◆ Given problem: The line containing "const data = categories.map((c, i)" marks the end: extract everything from the first line of the data through that line, exactly, with no pictures.

--- Data block ---

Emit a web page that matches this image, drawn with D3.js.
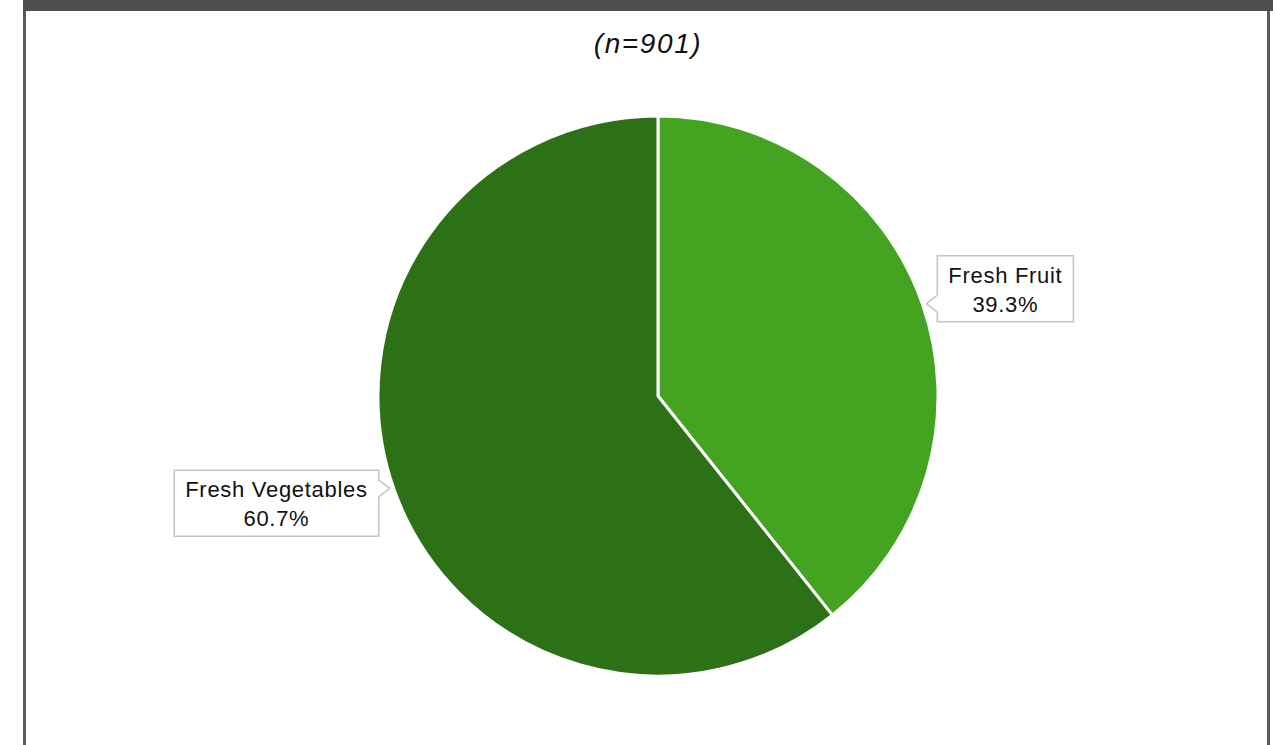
<!DOCTYPE html>
<html>
<head>
<meta charset="utf-8">
<script src="https://cdn.jsdelivr.net/npm/d3@7"></script>
<style>
  html, body { margin: 0; padding: 0; background: #fff; }
  svg { display: block; }
  text { font-family: "Liberation Sans", Arial, Helvetica, sans-serif; }
</style>
</head>
<body>
<svg id="chart" width="1273" height="745"></svg>
<script>
// Share of fresh produce purchases
const categories = ["Fresh Fruit", "Fresh Vegetables"];
const shares = [39.3, 60.7];
const sampleLabel = "(n=901)";
const sliceColors = ["#46a923", "#2e7417"];

const W = 1273, H = 745;
const svg = d3.select("#chart");

// frame: dark top bar and grey side rules
svg.append("rect").attr("x", 23).attr("y", 0).attr("width", W - 23).attr("height", 11).attr("fill", "#4f4f4f");
svg.append("rect").attr("x", 23).attr("y", 11).attr("width", 3).attr("height", H - 11).attr("fill", "#5c5c5c");
svg.append("rect").attr("x", 1267).attr("y", 11).attr("width", 3).attr("height", H - 11).attr("fill", "#5c5c5c");

// subtitle
svg.append("text")
  .attr("x", 648).attr("y", 53)
  .attr("text-anchor", "middle")
  .attr("font-size", 28)
  .attr("font-style", "italic")
  .attr("letter-spacing", 1.6)
  .attr("fill", "#111")
  .text(sampleLabel);

const cx = 658, cy = 396, R = 280;
const data = categories.map((c, i) => ({ name: c, value: shares[i], color: sliceColors[i] }));

const pie = d3.pie().sort(null).value(d => d.value);
const arc = d3.arc().innerRadius(0).outerRadius(R);
const arcs = pie(data);

// soft radial shading on each slice
const defs = svg.append("defs");
data.forEach((d, i) => {
  const g = defs.append("radialGradient")
    .attr("id", "shade" + i)
    .attr("gradientUnits", "userSpaceOnUse")
    .attr("cx", cx).attr("cy", cy).attr("r", R);
  const base = d3.color(d.color);
  g.append("stop").attr("offset", "0%").attr("stop-color", base.brighter(0.08));
  g.append("stop").attr("offset", "100%").attr("stop-color", base.darker(0.08));
});

const gPie = svg.append("g").attr("transform", `translate(${cx},${cy})`);
gPie.selectAll("path.slice")
  .data(arcs)
  .join("path")
  .attr("class", "slice")
  .attr("d", arc)
  .attr("fill", (d, i) => `url(#shade${i})`)
  .attr("stroke", "#fff")
  .attr("stroke-width", 3)
  .attr("stroke-linejoin", "round");

// callout boxes anchored at each slice's outer mid-arc
const labelFont = 22;
const gap = 15, notchHalf = 8.5, padX = 11, boxH = 66;
// vertical position of the notch inside each box (from top)
const notchY = [48, 18];

arcs.forEach((a, i) => {
  const mid = (a.startAngle + a.endAngle) / 2;
  const tx = cx + R * Math.sin(mid);
  const ty = cy - R * Math.cos(mid);
  const right = Math.sin(mid) > 0;

  const g = svg.append("g");
  const t1 = g.append("text")
    .attr("font-size", labelFont).attr("letter-spacing", 0.7)
    .attr("text-anchor", "middle").attr("fill", "#111")
    .text(a.data.name);
  const t2 = g.append("text")
    .attr("font-size", labelFont).attr("letter-spacing", 0.7)
    .attr("text-anchor", "middle").attr("fill", "#111")
    .text(d3.format(".1f")(a.data.value) + "%");

  const tw = Math.max(t1.node().getComputedTextLength(), t2.node().getComputedTextLength());
  const bw = tw + padX * 2;
  const top = ty - notchY[i];
  const left = right ? tx + gap : tx - gap - bw;
  const rgt = left + bw, bot = top + boxH;
  const ny = ty;

  let p;
  if (right) {
    p = `M${left},${top}H${rgt}V${bot}H${left}V${ny + notchHalf}L${tx + 4},${ny}L${left},${ny - notchHalf}Z`;
  } else {
    p = `M${left},${top}H${rgt}V${ny - notchHalf}L${tx - 4},${ny}L${rgt},${ny + notchHalf}V${bot}H${left}Z`;
  }
  g.insert("path", "text")
    .attr("d", p)
    .attr("fill", "#fff")
    .attr("stroke", "#c4c4c4")
    .attr("stroke-width", 1.5);

  const mx = left + bw / 2;
  t1.attr("x", mx).attr("y", top + 27);
  t2.attr("x", mx).attr("y", top + 56);
});
</script>
</body>
</html>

---

◆ Reply to the task:
Emit a web page that matches this image, drawn with D3.js.
<!DOCTYPE html>
<html>
<head>
<meta charset="utf-8">
<script src="https://cdn.jsdelivr.net/npm/d3@7"></script>
<style>
  html, body { margin: 0; padding: 0; background: #fff; }
  svg { display: block; }
  text { font-family: "Liberation Sans", Arial, Helvetica, sans-serif; }
</style>
</head>
<body>
<svg id="chart" width="1273" height="745"></svg>
<script>
// Share of fresh produce purchases
const categories = ["Fresh Fruit", "Fresh Vegetables"];
const shares = [39.3, 60.7];
const sampleLabel = "(n=901)";
const sliceColors = ["#46a923", "#2e7417"];

const W = 1273, H = 745;
const svg = d3.select("#chart");

// frame: dark top bar and grey side rules
svg.append("rect").attr("x", 23).attr("y", 0).attr("width", W - 23).attr("height", 11).attr("fill", "#4f4f4f");
svg.append("rect").attr("x", 23).attr("y", 11).attr("width", 3).attr("height", H - 11).attr("fill", "#5c5c5c");
svg.append("rect").attr("x", 1267).attr("y", 11).attr("width", 3).attr("height", H - 11).attr("fill", "#5c5c5c");

// subtitle
svg.append("text")
  .attr("x", 648).attr("y", 53)
  .attr("text-anchor", "middle")
  .attr("font-size", 28)
  .attr("font-style", "italic")
  .attr("letter-spacing", 1.6)
  .attr("fill", "#111")
  .text(sampleLabel);

const cx = 658, cy = 396, R = 280;
const data = categories.map((c, i) => ({ name: c, value: shares[i], color: sliceColors[i] }));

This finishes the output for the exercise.